3. FREEZE – Let the grapes sit in the freezer overnight to allow for an even freeze

If you have more of a sweet tooth, you may want to try freezing red or black grapes. Green grapes are a popular pick for those who enjoy the sweet and tangy flavor. The grapes keep their crunchy character while the inside becomes a smooth sorbet surprise. Whether you are in need of a refreshing snack after a tough workout or craving a cool snack on a hot summer day, frozen grapes won’t disappoint!

Show 1 References

  1. Grapes . World’s Healthiest Foods. 2012.


  • Marc Perry, CSCS, CPT says:

    Will try these out tonight! Thank you. Love the images as usual.

  • Jill Schimmerling says:

    Love the article. Have the whole family addicted to frozen grapes.

  • Dara Mazzie says:

    I am a personal trainer and was wondering how often you think I need to bring my clients to muscle failure in order to see results? Most of my clients are women trying to stay fit or lose weight.

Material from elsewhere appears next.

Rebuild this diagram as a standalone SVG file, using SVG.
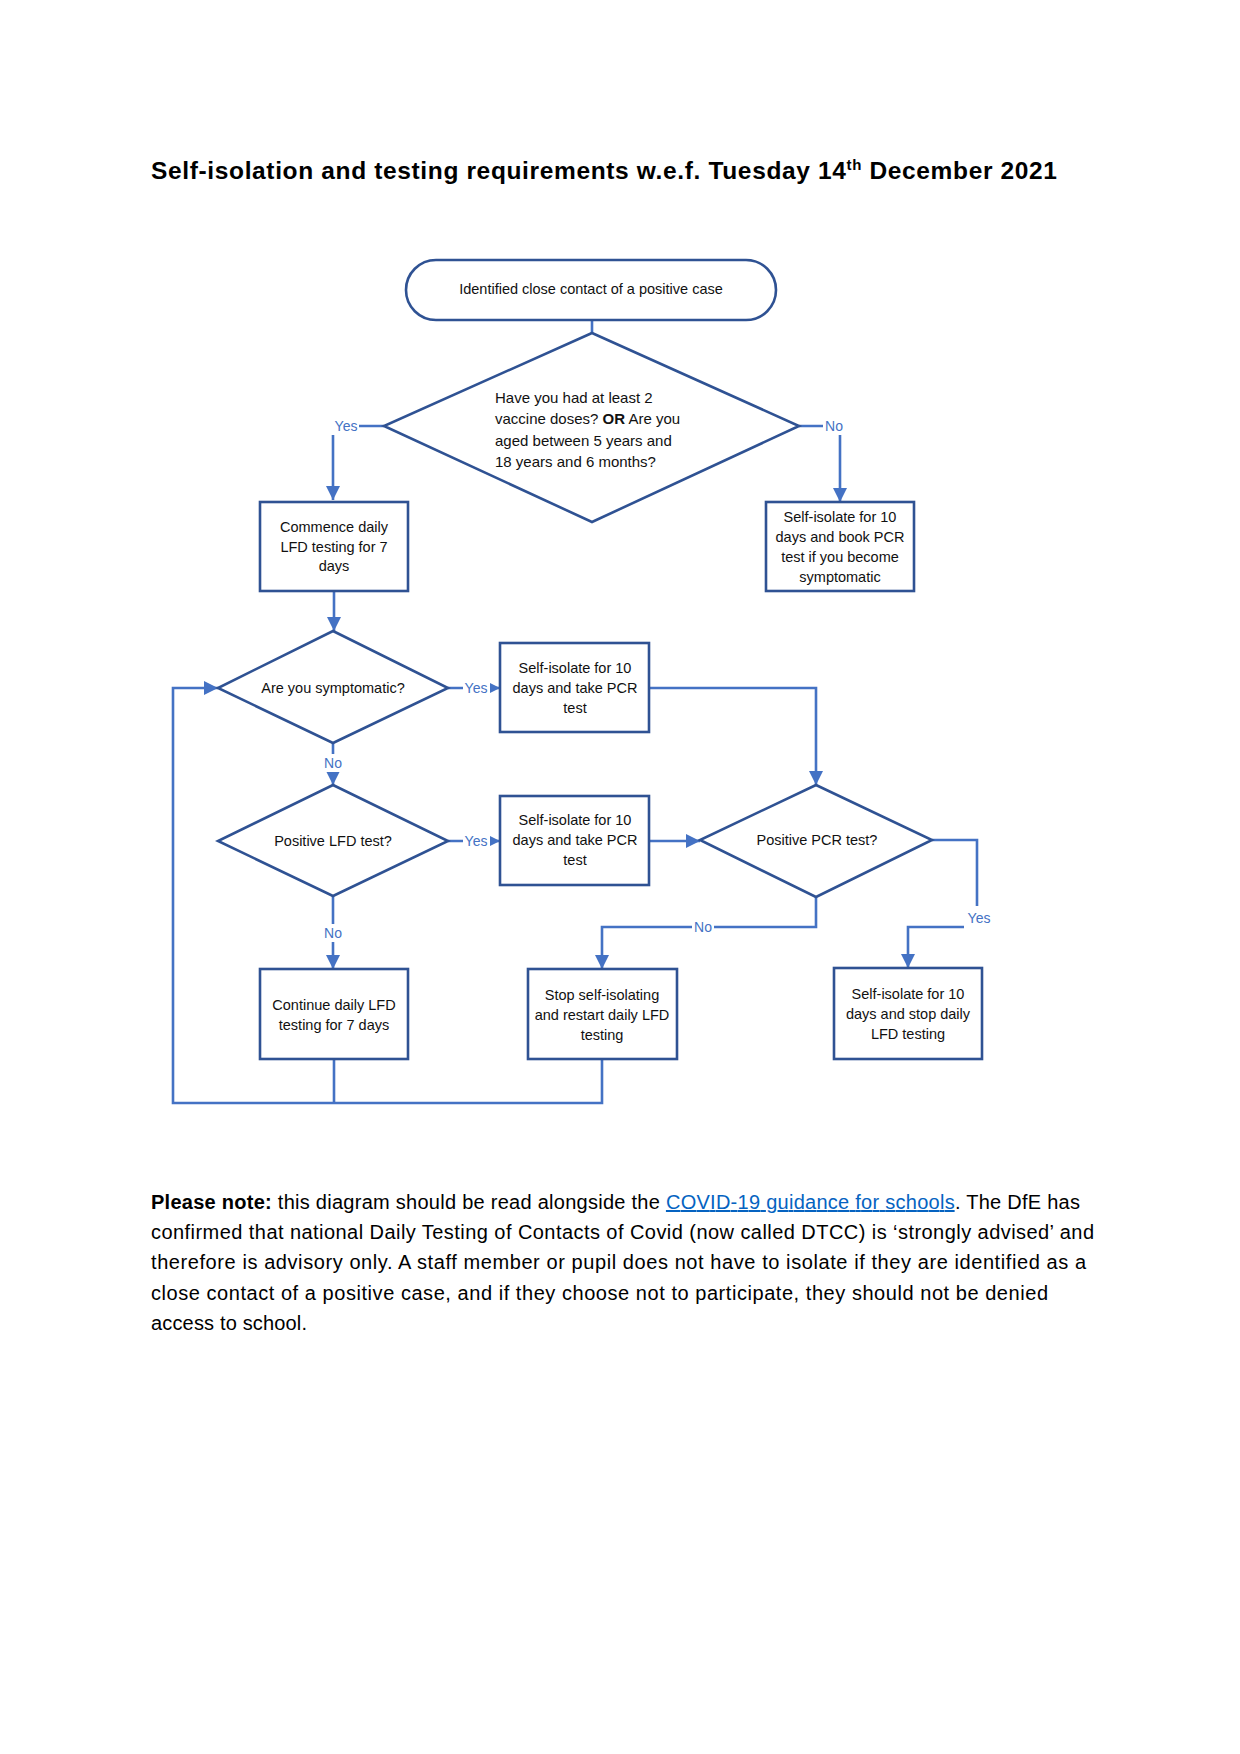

    • Marc Perry, CSCS, CPT says:

      @Dara Mazzie - Your question is actually a common one that has been studied in research settings. More specifically, what is explored is if you can build muscle and increase strength without going to failure. So far, regarding increasing strength, there is not much a difference between training to failure vs. training before failure. When it comes to muscle building, the results are less clear. Finally, for fat loss, I think the intensity of the workout is most important, and the training to failure concept would be helpful to increase intensity.

      From my experience, I have clients train until "technical failure", which means they are unable to complete any more reps with perfect form. The second the form starts to be compromised, it's time to end the set. I think exercise intensity is very important for optimizing results, and training to technical failure should be helpful for positive metabolic/body composition changes. I always ask clients how they feel at the beginning of the session to make sure they feel refreshed and we are not overtraining by going to failure too much.

      For a more technical read, you can check out this article by exercise professor Len Kravtiz - Training to Failure

  • F.Y. says:

    I agree, it's really perfect for summer treats. :) I prefer the red ones. But how long should I keep the grapes frozen in the refrigerator?

  • Jessica Zack, HHC says:

    @ F.Y.
    As long as the fruit is properly sealed and remains solidly & consistently frozen then it should stay safe to eat up to 6-8 months later. I don't know that I'd recommend waiting SO long, but keep in mind that this recommended storage time is really only based on quality concerns. You may notice some color, texture and certainly flavor changes over time.

    As far as keeping the grapes "frozen" in the refrigerator...well they wont keep their freeze very long at all!! Take the grapes you plan to eat straight out of the freezer and keep the rest frozen to avoid re-freezing!

    Hope that answers your question!